The attacker's motive was still under investigation, the interior ministry said.

"He was looking for foreigners and he didn't want any Egyptians," said one member of staff at the Zahabia Hotel.

Egypt is fighting Islamist militants in the Sinai Peninsula, where they mainly target security forces, but militants have also attacked tourist targets in the past, as well as Coptic Christians and churches.

Hurghada, about 400km south of the capital Cairo, is one of Egypt's most popular vacation spots on the Red Sea.

In January 2016, two assailants armed with a gun, a knife and a suicide belt landed on the beach of a hotel in Hurghada and wounded two foreign tourists.

Egypt has been hoping that investments in airport security and the cheaper Egyptian pound will bring tourist visits to its beaches and ancient sites back up to levels seen before its 2011 uprising.

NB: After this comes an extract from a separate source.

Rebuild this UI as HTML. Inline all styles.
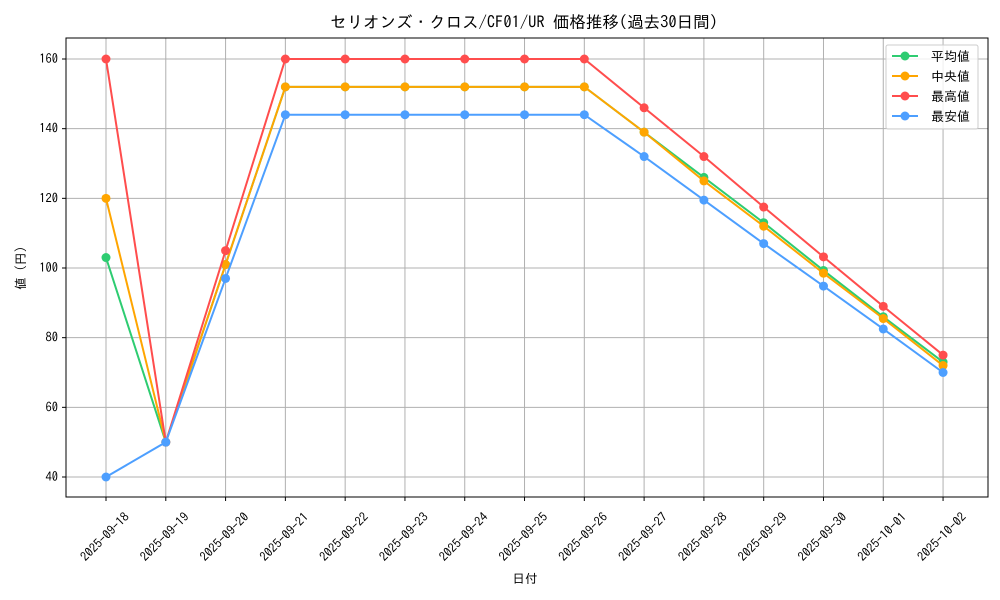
<!DOCTYPE html>
<html><head><meta charset="utf-8"><style>
html,body{margin:0;padding:0;background:#fff;}
svg{display:block;font-family:"IPAGothic","Liberation Sans","Noto Sans CJK JP",sans-serif;}
</style></head><body>
<svg id="s" width="1000" height="600" xmlns="http://www.w3.org/2000/svg">
<rect width="1000" height="600" fill="#fff"/>
<g id="grid" stroke="#b0b0b0" stroke-width="1"></g>
<g id="series"></g>
<rect x="66" y="38" width="922" height="459" fill="none" stroke="#000" stroke-width="1"/>
<g id="ticks" font-size="12.5" fill="#000"></g>
<text x="524" y="28" font-size="16.5" text-anchor="middle">セリオンズ・クロス/CF01/UR 価格推移(過去30日間)</text>
<text x="525" y="583" font-size="12.5" text-anchor="middle">日付</text>
<text x="25" y="268" font-size="12.5" text-anchor="middle" transform="rotate(-90 25 268)">値 (円)</text>
<g>
<rect x="886" y="45" width="92" height="84" fill="#fff" fill-opacity="0.8" stroke="#ccc" rx="2"/>
<line x1="892" y1="56" x2="918" y2="56" stroke="#2ecc71" stroke-width="2"/><circle cx="905" cy="56" r="4.5" fill="#2ecc71"/>
<line x1="892" y1="76" x2="918" y2="76" stroke="#ffa500" stroke-width="2"/><circle cx="905" cy="76" r="4.5" fill="#ffa500"/>
<line x1="892" y1="96" x2="918" y2="96" stroke="#ff4d4d" stroke-width="2"/><circle cx="905" cy="96" r="4.5" fill="#ff4d4d"/>
<line x1="892" y1="116" x2="918" y2="116" stroke="#4d9fff" stroke-width="2"/><circle cx="905" cy="116" r="4.5" fill="#4d9fff"/>
<text x="931" y="61" font-size="13">平均値</text>
<text x="931" y="81" font-size="13">中央値</text>
<text x="931" y="101" font-size="13">最高値</text>
<text x="931" y="121" font-size="13">最安値</text>
</g>
</svg>
<script>
var X=function(i){return 106+i*59.79},Y=function(v){return 477-(v-40)*3.4833};
var ns="http://www.w3.org/2000/svg";
function el(p,t,a){var e=document.createElementNS(ns,t);for(var k in a)e.setAttribute(k,a[k]);p.appendChild(e);return e;}
var g=document.getElementById('grid'),tk=document.getElementById('ticks'),sr=document.getElementById('series');
var dates=["2025-09-18","2025-09-19","2025-09-20","2025-09-21","2025-09-22","2025-09-23","2025-09-24","2025-09-25","2025-09-26","2025-09-27","2025-09-28","2025-09-29","2025-09-30","2025-10-01","2025-10-02"];
for(var i=0;i<15;i++){var x=X(i);el(g,'line',{x1:x,x2:x,y1:38,y2:497});el(tk,'line',{x1:x,x2:x,y1:497,y2:501,stroke:'#000'});
var cx=x-1;var t=el(tk,'text',{x:cx,y:541,'text-anchor':'middle',transform:'rotate(-45 '+cx+' 537)'});t.textContent=dates[i];}
for(var v=40;v<=160;v+=20){var y=Y(v);el(g,'line',{x1:66,x2:988,y1:y,y2:y});el(tk,'line',{x1:62,x2:66,y1:y,y2:y,stroke:'#000'});
var t=el(tk,'text',{x:58,y:y+4,'text-anchor':'end'});t.textContent=v;}
var S=[["#2ecc71",[103,50,101,152,152,152,152,152,152,139,126,113,99.3,86,73]],
["#ffa500",[120,50,101,152,152,152,152,152,152,139,125,112,98.5,85.5,72]],
["#ff4d4d",[160,50,105,160,160,160,160,160,160,146,132,117.5,103.2,89,75]],
["#4d9fff",[40,50,97,144,144,144,144,144,144,132,119.5,107,94.8,82.5,70]]];
S.forEach(function(s){var p=s[1].map(function(v,i){return X(i)+','+Y(v)}).join(' ');
el(sr,'polyline',{points:p,fill:'none',stroke:s[0],'stroke-width':2});
s[1].forEach(function(v,i){el(sr,'circle',{cx:X(i),cy:Y(v),r:4.5,fill:s[0]})});});
</script>
</body></html>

The industry, a crucial source of hard currency, has struggled since then with years of political turmoil and mass protests as well as the fallout from the crash of a jet taking Russian holidaymakers home from the Egyptian Red Sea resort of Sharm el-Sheikh in October 2015, in which 224 people died. The Islamic State (IS) group said it had brought the plane down with a bomb.

Friday's attack came on a day that five policemen were killed by gunmen on a motorbike who ambushed their car just south of Cairo.